**WRITTEN TASK**
The material below should be written out in full and exactly; pictures stay out of the copy.

**DATASET CONTENT**

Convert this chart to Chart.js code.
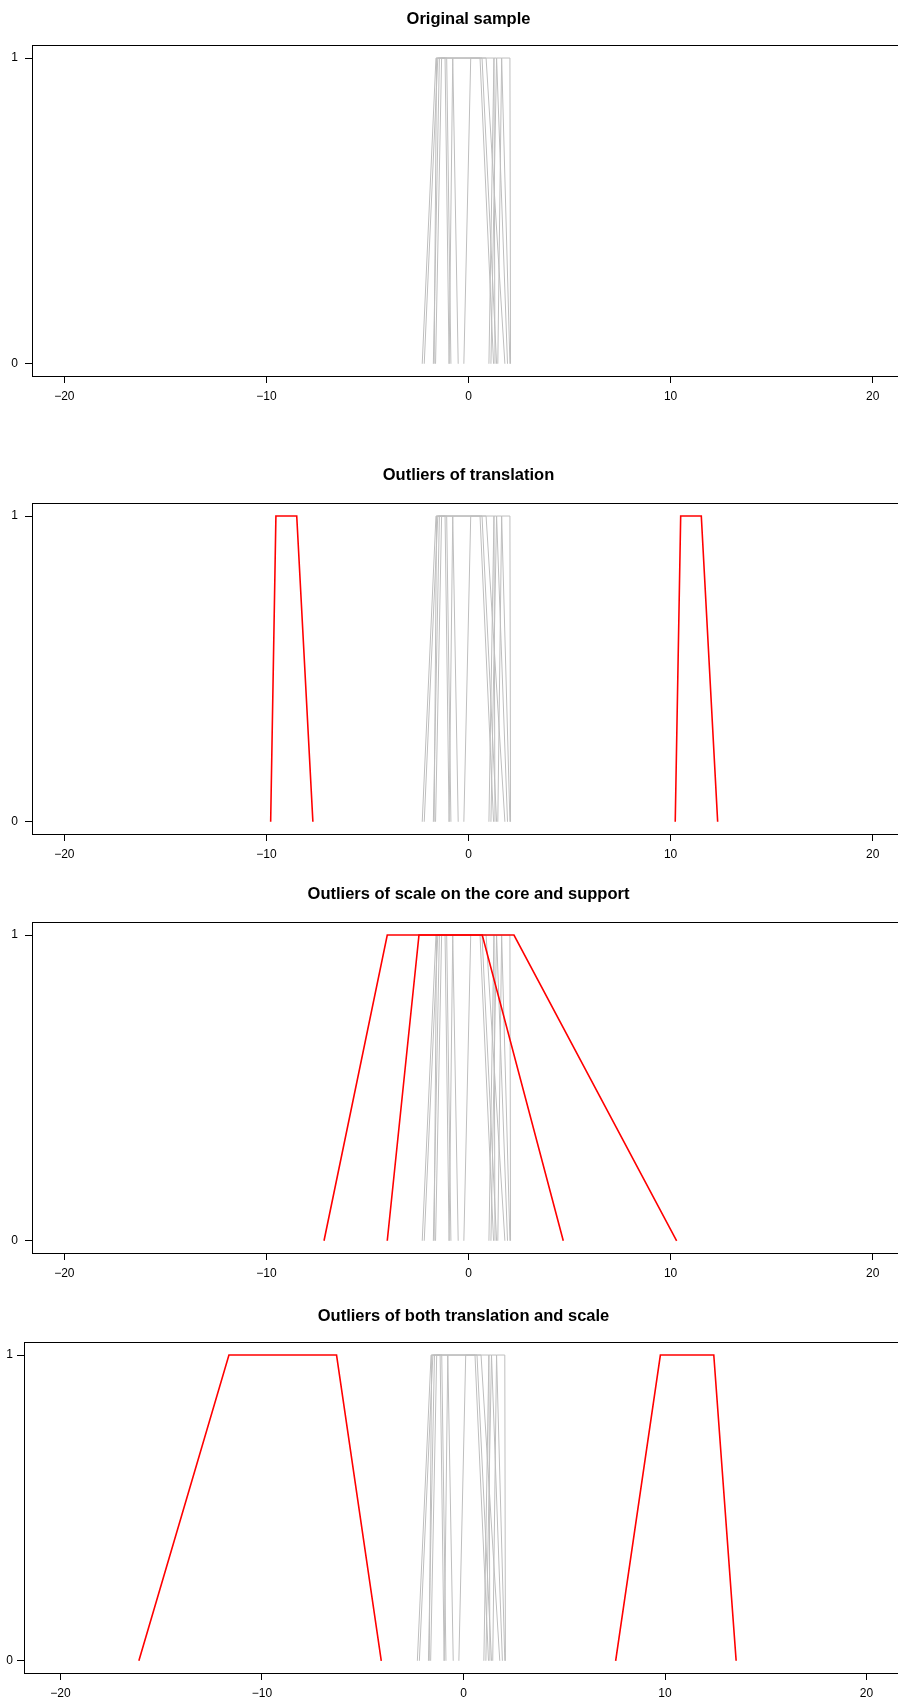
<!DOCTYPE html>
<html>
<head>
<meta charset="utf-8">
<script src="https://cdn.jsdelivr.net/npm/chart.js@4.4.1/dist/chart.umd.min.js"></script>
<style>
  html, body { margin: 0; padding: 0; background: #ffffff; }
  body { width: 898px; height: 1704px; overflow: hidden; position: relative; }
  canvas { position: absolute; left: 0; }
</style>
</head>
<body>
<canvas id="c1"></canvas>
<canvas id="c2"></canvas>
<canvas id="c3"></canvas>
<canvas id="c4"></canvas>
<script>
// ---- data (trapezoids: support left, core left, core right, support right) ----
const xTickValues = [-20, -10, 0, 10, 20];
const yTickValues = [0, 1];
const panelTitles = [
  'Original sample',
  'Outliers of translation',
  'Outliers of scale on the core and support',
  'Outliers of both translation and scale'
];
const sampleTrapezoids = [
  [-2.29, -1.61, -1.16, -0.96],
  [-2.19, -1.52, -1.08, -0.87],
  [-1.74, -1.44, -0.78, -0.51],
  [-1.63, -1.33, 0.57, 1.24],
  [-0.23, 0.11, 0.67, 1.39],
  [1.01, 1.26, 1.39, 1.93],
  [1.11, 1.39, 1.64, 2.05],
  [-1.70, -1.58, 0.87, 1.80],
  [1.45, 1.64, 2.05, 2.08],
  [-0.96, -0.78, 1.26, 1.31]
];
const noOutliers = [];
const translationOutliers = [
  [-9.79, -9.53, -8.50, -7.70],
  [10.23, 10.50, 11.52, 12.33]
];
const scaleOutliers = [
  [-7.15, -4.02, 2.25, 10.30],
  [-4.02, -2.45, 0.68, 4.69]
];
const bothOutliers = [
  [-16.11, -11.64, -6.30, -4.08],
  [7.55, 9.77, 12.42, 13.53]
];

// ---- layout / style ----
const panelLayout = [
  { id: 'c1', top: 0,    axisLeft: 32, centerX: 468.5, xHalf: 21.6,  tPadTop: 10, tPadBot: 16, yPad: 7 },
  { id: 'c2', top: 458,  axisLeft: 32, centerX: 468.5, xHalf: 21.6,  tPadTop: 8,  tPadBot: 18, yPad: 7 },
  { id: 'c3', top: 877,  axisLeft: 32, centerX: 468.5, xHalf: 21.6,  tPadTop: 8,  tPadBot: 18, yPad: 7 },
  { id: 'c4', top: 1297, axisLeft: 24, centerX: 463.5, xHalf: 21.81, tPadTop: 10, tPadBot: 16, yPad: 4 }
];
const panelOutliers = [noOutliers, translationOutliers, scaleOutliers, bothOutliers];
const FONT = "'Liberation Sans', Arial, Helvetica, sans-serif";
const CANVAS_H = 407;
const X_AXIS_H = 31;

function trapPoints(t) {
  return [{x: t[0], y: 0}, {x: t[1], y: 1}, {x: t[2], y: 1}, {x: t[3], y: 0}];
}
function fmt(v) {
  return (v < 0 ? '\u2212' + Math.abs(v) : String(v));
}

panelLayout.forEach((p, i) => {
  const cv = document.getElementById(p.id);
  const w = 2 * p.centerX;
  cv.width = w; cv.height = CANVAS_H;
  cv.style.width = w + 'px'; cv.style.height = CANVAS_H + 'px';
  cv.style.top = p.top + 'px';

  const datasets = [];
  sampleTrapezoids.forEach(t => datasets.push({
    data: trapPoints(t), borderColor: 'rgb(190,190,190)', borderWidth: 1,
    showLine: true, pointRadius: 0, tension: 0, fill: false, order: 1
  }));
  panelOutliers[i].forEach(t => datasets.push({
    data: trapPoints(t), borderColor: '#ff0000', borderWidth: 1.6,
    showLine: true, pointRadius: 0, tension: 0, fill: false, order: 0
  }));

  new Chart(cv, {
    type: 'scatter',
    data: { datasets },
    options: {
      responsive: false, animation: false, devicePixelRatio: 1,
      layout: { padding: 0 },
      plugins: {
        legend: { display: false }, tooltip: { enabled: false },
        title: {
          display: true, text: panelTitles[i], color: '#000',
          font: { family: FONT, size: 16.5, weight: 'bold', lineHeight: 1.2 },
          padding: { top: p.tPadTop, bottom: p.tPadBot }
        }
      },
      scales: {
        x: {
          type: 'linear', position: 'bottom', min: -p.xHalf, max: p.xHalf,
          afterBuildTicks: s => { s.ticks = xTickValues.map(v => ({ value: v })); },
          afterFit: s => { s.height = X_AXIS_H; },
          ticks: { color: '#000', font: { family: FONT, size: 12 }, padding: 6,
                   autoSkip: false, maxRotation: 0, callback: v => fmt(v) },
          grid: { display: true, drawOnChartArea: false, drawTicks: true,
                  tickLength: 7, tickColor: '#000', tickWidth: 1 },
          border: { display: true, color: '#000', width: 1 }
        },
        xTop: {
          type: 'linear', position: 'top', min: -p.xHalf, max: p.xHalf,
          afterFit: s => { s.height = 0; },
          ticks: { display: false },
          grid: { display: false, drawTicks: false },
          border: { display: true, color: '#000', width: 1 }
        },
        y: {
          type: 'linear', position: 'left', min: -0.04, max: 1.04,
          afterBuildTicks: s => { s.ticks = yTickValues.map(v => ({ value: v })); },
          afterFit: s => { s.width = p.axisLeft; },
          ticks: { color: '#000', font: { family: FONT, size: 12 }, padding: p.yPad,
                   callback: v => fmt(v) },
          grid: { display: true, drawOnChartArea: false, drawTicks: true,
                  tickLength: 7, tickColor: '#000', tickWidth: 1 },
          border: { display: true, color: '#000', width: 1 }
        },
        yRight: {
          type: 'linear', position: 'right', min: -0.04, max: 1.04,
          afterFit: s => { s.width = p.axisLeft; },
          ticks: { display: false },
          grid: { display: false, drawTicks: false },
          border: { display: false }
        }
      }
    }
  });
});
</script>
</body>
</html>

**SOLUTION FOR THIS TASK**
Convert this chart to Chart.js code.
<!DOCTYPE html>
<html>
<head>
<meta charset="utf-8">
<script src="https://cdn.jsdelivr.net/npm/chart.js@4.4.1/dist/chart.umd.min.js"></script>
<style>
  html, body { margin: 0; padding: 0; background: #ffffff; }
  body { width: 898px; height: 1704px; overflow: hidden; position: relative; }
  canvas { position: absolute; left: 0; }
</style>
</head>
<body>
<canvas id="c1"></canvas>
<canvas id="c2"></canvas>
<canvas id="c3"></canvas>
<canvas id="c4"></canvas>
<script>
// ---- data (trapezoids: support left, core left, core right, support right) ----
const xTickValues = [-20, -10, 0, 10, 20];
const yTickValues = [0, 1];
const panelTitles = [
  'Original sample',
  'Outliers of translation',
  'Outliers of scale on the core and support',
  'Outliers of both translation and scale'
];
const sampleTrapezoids = [
  [-2.29, -1.61, -1.16, -0.96],
  [-2.19, -1.52, -1.08, -0.87],
  [-1.74, -1.44, -0.78, -0.51],
  [-1.63, -1.33, 0.57, 1.24],
  [-0.23, 0.11, 0.67, 1.39],
  [1.01, 1.26, 1.39, 1.93],
  [1.11, 1.39, 1.64, 2.05],
  [-1.70, -1.58, 0.87, 1.80],
  [1.45, 1.64, 2.05, 2.08],
  [-0.96, -0.78, 1.26, 1.31]
];
const noOutliers = [];
const translationOutliers = [
  [-9.79, -9.53, -8.50, -7.70],
  [10.23, 10.50, 11.52, 12.33]
];
const scaleOutliers = [
  [-7.15, -4.02, 2.25, 10.30],
  [-4.02, -2.45, 0.68, 4.69]
];
const bothOutliers = [
  [-16.11, -11.64, -6.30, -4.08],
  [7.55, 9.77, 12.42, 13.53]
];

// ---- layout / style ----
const panelLayout = [
  { id: 'c1', top: 0,    axisLeft: 32, centerX: 468.5, xHalf: 21.6,  tPadTop: 10, tPadBot: 16, yPad: 7 },
  { id: 'c2', top: 458,  axisLeft: 32, centerX: 468.5, xHalf: 21.6,  tPadTop: 8,  tPadBot: 18, yPad: 7 },
  { id: 'c3', top: 877,  axisLeft: 32, centerX: 468.5, xHalf: 21.6,  tPadTop: 8,  tPadBot: 18, yPad: 7 },
  { id: 'c4', top: 1297, axisLeft: 24, centerX: 463.5, xHalf: 21.81, tPadTop: 10, tPadBot: 16, yPad: 4 }
];
const panelOutliers = [noOutliers, translationOutliers, scaleOutliers, bothOutliers];
const FONT = "'Liberation Sans', Arial, Helvetica, sans-serif";
const CANVAS_H = 407;
const X_AXIS_H = 31;

function trapPoints(t) {
  return [{x: t[0], y: 0}, {x: t[1], y: 1}, {x: t[2], y: 1}, {x: t[3], y: 0}];
}
function fmt(v) {
  return (v < 0 ? '\u2212' + Math.abs(v) : String(v));
}

panelLayout.forEach((p, i) => {
  const cv = document.getElementById(p.id);
  const w = 2 * p.centerX;
  cv.width = w; cv.height = CANVAS_H;
  cv.style.width = w + 'px'; cv.style.height = CANVAS_H + 'px';
  cv.style.top = p.top + 'px';

  const datasets = [];
  sampleTrapezoids.forEach(t => datasets.push({
    data: trapPoints(t), borderColor: 'rgb(190,190,190)', borderWidth: 1,
    showLine: true, pointRadius: 0, tension: 0, fill: false, order: 1
  }));
  panelOutliers[i].forEach(t => datasets.push({
    data: trapPoints(t), borderColor: '#ff0000', borderWidth: 1.6,
    showLine: true, pointRadius: 0, tension: 0, fill: false, order: 0
  }));

  new Chart(cv, {
    type: 'scatter',
    data: { datasets },
    options: {
      responsive: false, animation: false, devicePixelRatio: 1,
      layout: { padding: 0 },
      plugins: {
        legend: { display: false }, tooltip: { enabled: false },
        title: {
          display: true, text: panelTitles[i], color: '#000',
          font: { family: FONT, size: 16.5, weight: 'bold', lineHeight: 1.2 },
          padding: { top: p.tPadTop, bottom: p.tPadBot }
        }
      },
      scales: {
        x: {
          type: 'linear', position: 'bottom', min: -p.xHalf, max: p.xHalf,
          afterBuildTicks: s => { s.ticks = xTickValues.map(v => ({ value: v })); },
          afterFit: s => { s.height = X_AXIS_H; },
          ticks: { color: '#000', font: { family: FONT, size: 12 }, padding: 6,
                   autoSkip: false, maxRotation: 0, callback: v => fmt(v) },
          grid: { display: true, drawOnChartArea: false, drawTicks: true,
                  tickLength: 7, tickColor: '#000', tickWidth: 1 },
          border: { display: true, color: '#000', width: 1 }
        },
        xTop: {
          type: 'linear', position: 'top', min: -p.xHalf, max: p.xHalf,
          afterFit: s => { s.height = 0; },
          ticks: { display: false },
          grid: { display: false, drawTicks: false },
          border: { display: true, color: '#000', width: 1 }
        },
        y: {
          type: 'linear', position: 'left', min: -0.04, max: 1.04,
          afterBuildTicks: s => { s.ticks = yTickValues.map(v => ({ value: v })); },
          afterFit: s => { s.width = p.axisLeft; },
          ticks: { color: '#000', font: { family: FONT, size: 12 }, padding: p.yPad,
                   callback: v => fmt(v) },
          grid: { display: true, drawOnChartArea: false, drawTicks: true,
                  tickLength: 7, tickColor: '#000', tickWidth: 1 },
          border: { display: true, color: '#000', width: 1 }
        },
        yRight: {
          type: 'linear', position: 'right', min: -0.04, max: 1.04,
          afterFit: s => { s.width = p.axisLeft; },
          ticks: { display: false },
          grid: { display: false, drawTicks: false },
          border: { display: false }
        }
      }
    }
  });
});
</script>
</body>
</html>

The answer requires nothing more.